Virtana delivers end-to-end AI-powered observability across the full system, including AI infrastructure. We collect approximately 20,000 metrics in subsecond time, use AI agents to discover system components and map their dependencies and identify the root cause of performance degradation or failure in hours rather than days. Our platform helps organizations reduce mean time to resolution, eliminate infrastructure waste and operate their most critical services with the visibility and control that modern enterprise demands.
The Global 2000 relies on us for operational excellence and what determines enterprise value at scale.
M.R.: “AI factories” are the next evolution of enterprise infrastructure, where AI workloads move from experimentation to full-scale production. Given that roughly a quarter of AI jobs fail today, what fundamentally breaks when organizations try to industrialize AI and what distinguishes the companies that are successfully making that transition?
Paul: The shift from AI experimentation to industrialization is where most organizations encounter their first serious operational reckoning. For the past several years, enterprises have been running AI in controlled and relatively forgiving environments: cloud sandboxes, pilot programs and proof-of-concept deployments. Those environments masked a problem that scale now exposes. The infrastructure governance required to run AI in production is categorically different from anything most organizations have built before.
An AI factory is not simply a cluster of GPUs. It is a highly complex interdependent system spanning compute, networking, storage, orchestration layers and the workloads themselves, all operating under continuous load with real business outcomes riding on its performance. When 25% of AI jobs fail, the cause isn’t the model. It’s the lack of end-to-end system visibility. Organizations cannot identify where jobs are stalling, which dependencies are creating bottlenecks or whether the infrastructure is operating efficiently because they are still relying on legacy monitoring tools designed to watch discrete components rather than govern interconnected systems. AI doesn’t break at scale because models fail. It breaks because the system running them cannot see or manage its own constraints.
The companies making the transition successfully share a common discipline where they treat the AI factory as infrastructure. They have invested in observability that captures telemetry across the entire system, uses AI agents to identify risk and causality in real time and provides the controls needed to ensure that AI workloads are available, performant and efficient. They have also closed the disconnect we consistently see in our research, where executives believe their organizations are AI-ready while their IT leadership recognizes significant gaps in governance and operational readiness.
M.R.: CIOs are under pressure to simultaneously deliver more powerful AI capabilities while reducing operational costs. In an AI factory model, where are the biggest hidden inefficiencies today, whether in GPU utilization, energy consumption or orchestration, and how should leaders rethink ROI when the cost of under-optimized infrastructure is so high?
Paul: The tension CIOs are facing is real.

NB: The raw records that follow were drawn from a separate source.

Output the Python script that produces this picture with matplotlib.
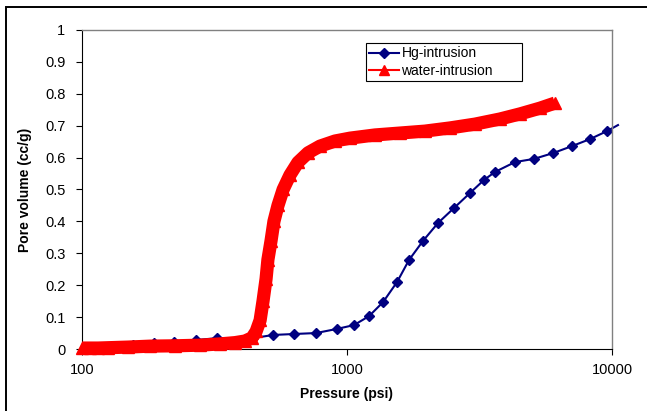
import matplotlib
matplotlib.use('Agg')
import matplotlib.pyplot as plt
from matplotlib.ticker import FuncFormatter, NullLocator
from matplotlib.lines import Line2D
from matplotlib.patches import Rectangle

# data
hg_pressure = [110, 132, 156, 187, 222, 269, 323, 442, 526, 631, 764, 917, 1063, 1211,
               1368, 1545, 1714, 1936, 2205, 2534, 2912, 3289, 3618, 4306, 5078, 5989,
               7063, 8260, 9572, 10535]
hg_volume = [0.006, 0.006, 0.013, 0.019, 0.022, 0.028, 0.034, 0.034, 0.044, 0.047, 0.050,
             0.063, 0.075, 0.103, 0.147, 0.210, 0.279, 0.339, 0.395, 0.442, 0.489, 0.530,
             0.555, 0.586, 0.596, 0.614, 0.636, 0.658, 0.683, 0.702]

water_pressure = [100, 107, 115, 125, 149, 181, 224, 279, 332, 378, 412, 438, 454, 470,
                  482, 495, 503, 517, 530, 549, 574, 609, 653, 713, 791, 901, 1027, 1276,
                  1585, 1968, 2448, 3042, 3777, 4496, 5348, 6095]
water_volume = [0.003, 0.003, 0.003, 0.004, 0.006, 0.009, 0.010, 0.012, 0.016, 0.020,
                0.025, 0.035, 0.055, 0.090, 0.150, 0.220, 0.280, 0.340, 0.400, 0.450,
                0.500, 0.545, 0.585, 0.615, 0.636, 0.652, 0.661, 0.671, 0.677, 0.683,
                0.693, 0.705, 0.721, 0.737, 0.755, 0.771]

x_ticks = [100, 1000, 10000]
y_ticks = [i / 10 for i in range(11)]

plt.rcParams['font.family'] = ['Liberation Sans', 'DejaVu Sans']

fig = plt.figure(figsize=(6.47, 4.11), dpi=100)
ax = fig.add_axes([82 / 647, 1 - 349 / 411, 530 / 647, 319 / 411])

# Hg curve, last point only gives the line running past the axis
ax.plot(hg_pressure, hg_volume, color='#000080', lw=1.5, marker='D', ms=5.5,
        markevery=list(range(len(hg_pressure) - 1)), clip_on=False, zorder=2)

# water curve: dense markers in the original, drawn as a thick band
ax.plot(water_pressure, water_volume, color='#ff0000', lw=9.5, solid_joinstyle='round',
        solid_capstyle='butt', clip_on=False, zorder=3)
ax.plot(water_pressure, water_volume, color='#ff0000', lw=1.5, marker='^', ms=8.5,
        clip_on=False, zorder=3)

ax.set_xscale('log')
ax.set_xlim(100, 10000)
ax.set_ylim(0, 1)
ax.set_xticks(x_ticks)
ax.xaxis.set_minor_locator(NullLocator())
ax.xaxis.set_major_formatter(FuncFormatter(lambda v, p: f'{v:.0f}'))
ax.set_yticks(y_ticks)
ax.yaxis.set_major_formatter(FuncFormatter(lambda v, p: f'{v:g}'))

ax.tick_params(direction='out', length=4, width=0.8, labelsize=10.5, color='black')
ax.tick_params(axis='x', pad=6)
ax.tick_params(axis='y', pad=8)

for side in ['left', 'bottom']:
    ax.spines[side].set_color('black')
    ax.spines[side].set_linewidth(0.8)
for side in ['top', 'right']:
    ax.spines[side].set_color('#808080')
    ax.spines[side].set_linewidth(1)

ax.set_xlabel('Pressure (psi)', fontsize=10, fontweight='bold')
ax.xaxis.set_label_coords(0.5, -0.12)
ax.set_ylabel('Pore volume (cc/g)', fontsize=10, fontweight='bold')
ax.yaxis.set_label_coords(-0.095, 0.5)

handles = [Line2D([], [], color='#000080', lw=1.5, marker='D', ms=5.5),
           Line2D([], [], color='#ff0000', lw=1.5, marker='^', ms=7)]
leg = ax.legend(handles, ['Hg-intrusion', 'water-intrusion'], loc='upper left',
                bbox_to_anchor=(366 / 647, 1 - 43 / 411, 156 / 647, 0),
                bbox_transform=fig.transFigure, mode='expand', fontsize=10,
                numpoints=1, fancybox=False, edgecolor='black', framealpha=1,
                borderpad=0.25, labelspacing=0.25, handlelength=2.1,
                handletextpad=0.2, borderaxespad=0)
leg.get_frame().set_linewidth(0.8)

# outer chart border (only left and top show in the crop)
fig.add_artist(Rectangle((6 / 647, -0.05), 1.0, 1.05 - 7 / 411, transform=fig.transFigure,
                         fill=False, edgecolor='black', lw=1.4))

fig.savefig('out.png', dpi=100)
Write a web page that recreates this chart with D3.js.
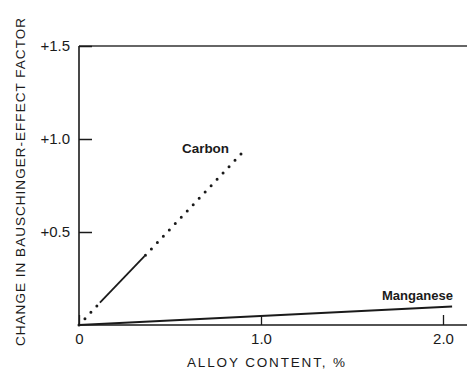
<!DOCTYPE html>
<html>
<head>
<meta charset="utf-8">
<script src="https://cdn.jsdelivr.net/npm/d3@7"></script>
<style>
  body { margin: 0; background: #fff; }
  svg text { font-family: "Liberation Sans", Arial, sans-serif; fill: #1a1a1a; }
</style>
</head>
<body>
<div id="chart"></div>
<script>
// values
let xTicks = [0, 1.0, 2.0];
let yTicks = [0.5, 1.0, 1.5];
let carbonDotLow = [[0, 0], [0.115, 0.12]];
let carbonSolid = [[0.115, 0.12], [0.36, 0.37]];
let carbonDotHigh = [[0.365, 0.375], [0.91, 0.94]];
let manganese = [[0, 0], [2.05, 0.1]];

let W = 467, H = 372;
let svg = d3.select("#chart").append("svg").attr("width", W).attr("height", H);

// scales: 0 -> 79px, 2.0 -> 443px ; 0 -> 325px, 1.5 -> 46px
let x = d3.scaleLinear().domain([0, 2]).range([79, 443]);
let y = d3.scaleLinear().domain([0, 1.5]).range([325, 46]);
let ink = "#1a1a1a";

// top frame line
svg.append("line")
    .attr("x1", x(0)).attr("x2", W)
    .attr("y1", y(1.5)).attr("y2", y(1.5))
    .attr("stroke", "#333").attr("stroke-width", 1.3);

// y axis
let yAxis = svg.append("g")
    .attr("transform", `translate(${x(0)},0)`)
    .call(d3.axisLeft(y).tickValues(yTicks).tickSize(-13).tickPadding(9)
        .tickFormat(d => "+" + d.toFixed(1)));
yAxis.select(".domain").remove();
yAxis.append("line").attr("x1", 0).attr("x2", 0).attr("y1", y(1.5)).attr("y2", y(0))
    .attr("stroke", ink).attr("stroke-width", 1.6);
yAxis.selectAll(".tick line").attr("stroke", ink).attr("stroke-width", 1.5);
yAxis.selectAll(".tick text").attr("font-size", 15).attr("fill", ink);

// x axis
let xAxis = svg.append("g")
    .attr("transform", `translate(0,${y(0)})`)
    .call(d3.axisBottom(x).tickValues(xTicks).tickSize(-10).tickPadding(8)
        .tickFormat(d => d === 0 ? "0" : d.toFixed(1)));
xAxis.select(".domain").remove();
xAxis.append("line").attr("x1", x(0)).attr("x2", W).attr("y1", 0).attr("y2", 0)
    .attr("stroke", ink).attr("stroke-width", 1.6);
xAxis.selectAll(".tick line").attr("stroke", ink).attr("stroke-width", 1.3);
xAxis.selectAll(".tick text").attr("font-size", 15).attr("fill", ink);

// axis titles
svg.append("text")
    .attr("transform", `translate(25,${(18 + 346) / 2}) rotate(-90)`)
    .attr("text-anchor", "middle")
    .attr("font-size", 13.5)
    .attr("textLength", 328).attr("lengthAdjust", "spacing")
    .text("CHANGE IN BAUSCHINGER-EFFECT FACTOR");

svg.append("text")
    .attr("x", 266).attr("y", 367)
    .attr("text-anchor", "middle")
    .attr("font-size", 13.5)
    .attr("textLength", 158).attr("lengthAdjust", "spacing")
    .text("ALLOY CONTENT, %");

// lines
let line = d3.line().x(d => x(d[0])).y(d => y(d[1]));

[carbonDotLow, carbonDotHigh].forEach(seg => {
    svg.append("path")
        .attr("d", line(seg))
        .attr("fill", "none")
        .attr("stroke", ink)
        .attr("stroke-width", 3)
        .attr("stroke-linecap", "round")
        .attr("stroke-dasharray", "0 8.7");
});

svg.append("path")
    .attr("d", line(carbonSolid))
    .attr("fill", "none")
    .attr("stroke", ink)
    .attr("stroke-width", 1.8);

svg.append("path")
    .attr("d", line(manganese))
    .attr("fill", "none")
    .attr("stroke", ink)
    .attr("stroke-width", 2);

// series labels
svg.append("text")
    .attr("x", 182).attr("y", 153)
    .attr("font-size", 13).attr("font-weight", "bold")
    .attr("textLength", 47).attr("lengthAdjust", "spacingAndGlyphs")
    .text("Carbon");

svg.append("text")
    .attr("x", 382).attr("y", 300)
    .attr("font-size", 13).attr("font-weight", "bold")
    .attr("textLength", 71).attr("lengthAdjust", "spacingAndGlyphs")
    .text("Manganese");
</script>
</body>
</html>
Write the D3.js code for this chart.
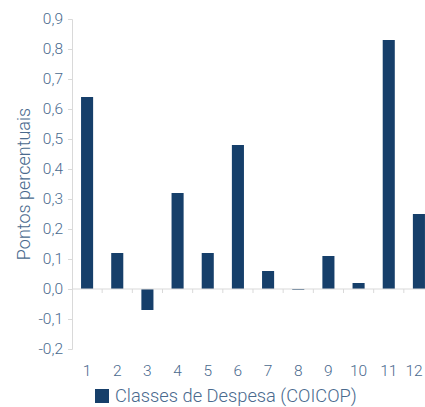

They are being asked to scale AI capabilities rapidly while reducing operational costs. That looks contradictory, but it isn’t if the system is properly understood end to end.
The biggest inefficiencies in AI factories today are not where most leaders are looking. GPU utilization is the most visible example, but it is often misunderstood. These are expensive assets, yet in many environments they are idle or fragmented because workloads are not orchestrated at the system level. The issue is not procurement. It is the lack of visibility into how GPUs are actually being used relative to the workloads they support.
Energy consumption is a related challenge. Underutilized or poorly scheduled workloads drive unnecessary power, cooling and data movement costs across the entire environment. This is not just a sustainability issue. It is a direct consequence of system inefficiency. Where leaders need to rethink ROI is in how they measure value. It is no longer about how much is spent on infrastructure or even how busy it is. It is about what the system is producing.
Metrics like token throughput, cost per inference, job completion rates and workload efficiency are far more meaningful indicators of return. Without connecting those outcomes to the underlying infrastructure and system behavior, inefficiencies remain hidden and costs continue to scale. The organizations that get this right are the ones that move beyond monitoring individual components and instead understand how the entire system operates.
That is what allows them to reduce cost and scale AI at the same time.